Y así, los años pasaban: sus viejos amores se convertían en odios, sus viejos amigos se hacían traidores y los recientes, en indignos de serlo. Se dijo excluido. Se consideró maltratado. Midió las supuestas preferencias para otros y se sintió con derecho a odiar, a vivir resentido, alejado y solo, profundamente solo. Renegó de su sangre. Y eso le llevó a un enorme vacío, a una durísima e insalvable soledad.

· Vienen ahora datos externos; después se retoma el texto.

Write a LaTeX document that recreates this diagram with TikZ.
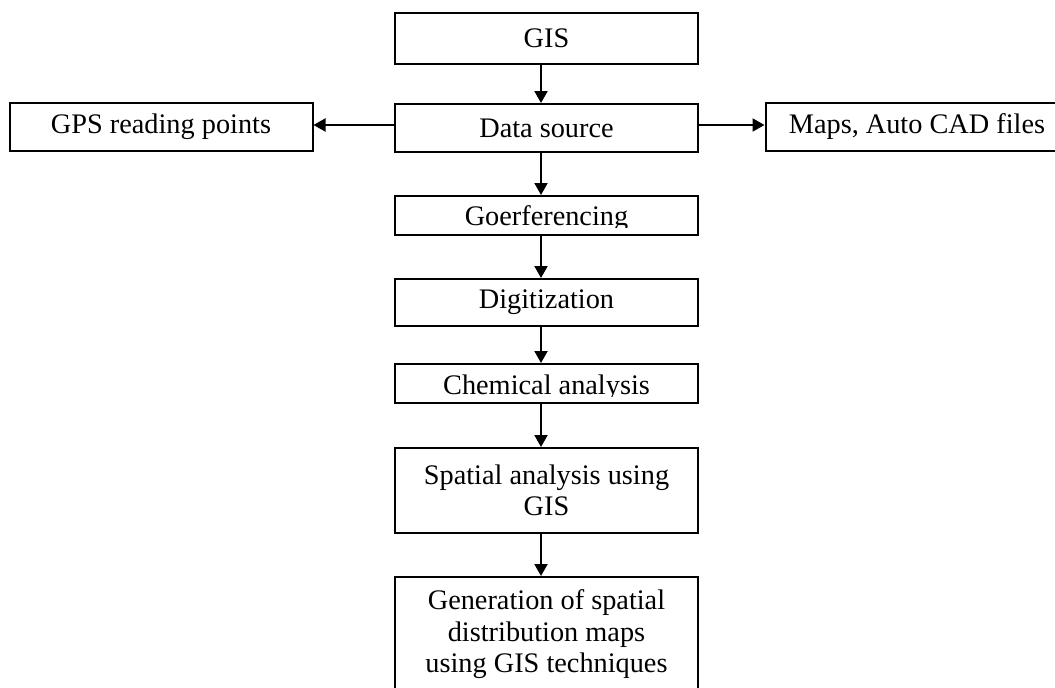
\documentclass[tikz,border=0pt]{standalone}
\usepackage{fontspec}
\setmainfont{Liberation Serif}
\usetikzlibrary{arrows.meta}
\tikzset{
  box/.style={draw=black, line width=2pt, minimum width=303pt, inner sep=0pt,
    font=\fontsize{28.3}{30.5}\selectfont, align=center},
  genbox/.style={box, font=\fontsize{28.3}{31.5}\selectfont},
  lbl/.style={inner sep=0pt, font=\fontsize{28.3}{30.5}\selectfont},
  arr/.style={line width=2pt, -{Triangle[length=12pt,width=13pt]}}
}
\begin{document}
\begin{tikzpicture}[x=1pt,y=-1pt]
\clip (0,0) rectangle (1055,688);
\fill[white] (0,0) rectangle (1055,688);
% boxes
\node[box, minimum height=51pt] (gis) at (546.5,38.5) {GIS};
\node[box, minimum height=48pt] (ds) at (546.5,128) {Data source};
\node[box, minimum height=48pt] (gps) at (161,127) {GPS reading points};
\node[box, minimum height=48pt] (maps) at (917,127) {Maps, Auto CAD files};
\node[box, minimum height=39pt] (geo) at (546.5,215.5) {};
\node[box, minimum height=47pt] (dig) at (546.5,302.5) {Digitization};
\node[box, minimum height=39pt] (chem) at (546.5,383.5) {};
\node[box, minimum height=85pt] (spa) at (546.5,490.5) {Spatial analysis using\\GIS};
\node[genbox, minimum height=115pt] (gen) at (546.5,634.5) {Generation of spatial\\distribution maps\\using GIS techniques};
% clipped texts (descenders cut as in the original)
\begin{scope}
  \clip (396,197) rectangle (697,227.5);
  \node[lbl, anchor=base] (geot) at (546.5,225) {Goerferencing};
\end{scope}
\begin{scope}
  \clip (396,365) rectangle (697,396.5);
  \node[lbl, anchor=base] (chemt) at (546.5,394.3) {Chemical analysis};
\end{scope}
% connectors
\draw[arr] ([xshift=-5.5pt]gis.south) -- ([xshift=-5.5pt]ds.north);
\draw[arr] ([xshift=-5.5pt]ds.south) -- ([xshift=-5.5pt]geo.north);
\draw[arr] ([xshift=-5.5pt]geo.south) -- ([xshift=-5.5pt]dig.north);
\draw[arr] ([xshift=-5.5pt]dig.south) -- ([xshift=-5.5pt]chem.north);
\draw[arr] ([xshift=-5.5pt]chem.south) -- ([xshift=-5.5pt]spa.north);
\draw[arr] ([xshift=-5.5pt]spa.south) -- ([xshift=-5.5pt]gen.north);
\draw[arr] ([yshift=3pt]ds.west) -- ([yshift=3pt]ds.west -| gps.east);
\draw[arr] ([yshift=3pt]ds.east) -- ([yshift=3pt]ds.east -| maps.west);
\end{tikzpicture}
\end{document}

No era un mal hombre, hay que decirlo; no parecía desear el mal para nadie. Seguramente con sinceridad, quería el contacto con Dios y se afanaba en ello. O eso creía. Pero... Se olvidó de perdonar los agravios ciertos y los falsos, los creados por su imaginación. No supo que el perdón es la verdadera llave del corazón, la verdadera puerta del cielo. Y esta incapacidad de perdonar le afectó a él primero que a nadie, pues de haberse perdonado él mismo, la vida le habría sonreído con mucha más facilidad. Habría entendido que dando de sí es como realmente se recibe. En resumen: ese hombre de paz se negaba a sí mismo el derecho a Dios.
Esta historieta no es más que un mal cuento, una historia irrelevante, tan pequeña que cabe en un refrigerador, en una neverita.
La Botica.- A diferencia de algunos “periodistas críticos” e “independientes” que sólo posan o que acaban obteniendo provecho de sus posiciones editoriales y de su contacto con la información privilegiada, que lucran del oficio o que piensan que su trabajo es denostar aún con base en falsedades y calumnias, que objetivamente no merecen ningún reconocimiento ni como personas ni como comunicadores, Regina Martínez perteneció a una especie diferente: era auténtica, congruente, consistente y comprometida con su profesión. Sustentaba una legitima posición ideológica y con base en ella hacía periodismo. Era aguda, dura, pero respetuosa. Daba voz a quienes no la tenían. Y no recuerdo que sustentara sus trabajos reportajes en mentiras, falsificaciones o distorsiones, aunque muchas veces no coincidiera yo con sus puntos de vista o sus conclusiones. Lamento mucho su muerte y las atroces condiciones en que ocurrió. A todos nos conviene que se haga justicia y celebro la determinación de las autoridades para esclarecer su homicidio. En paz descanse.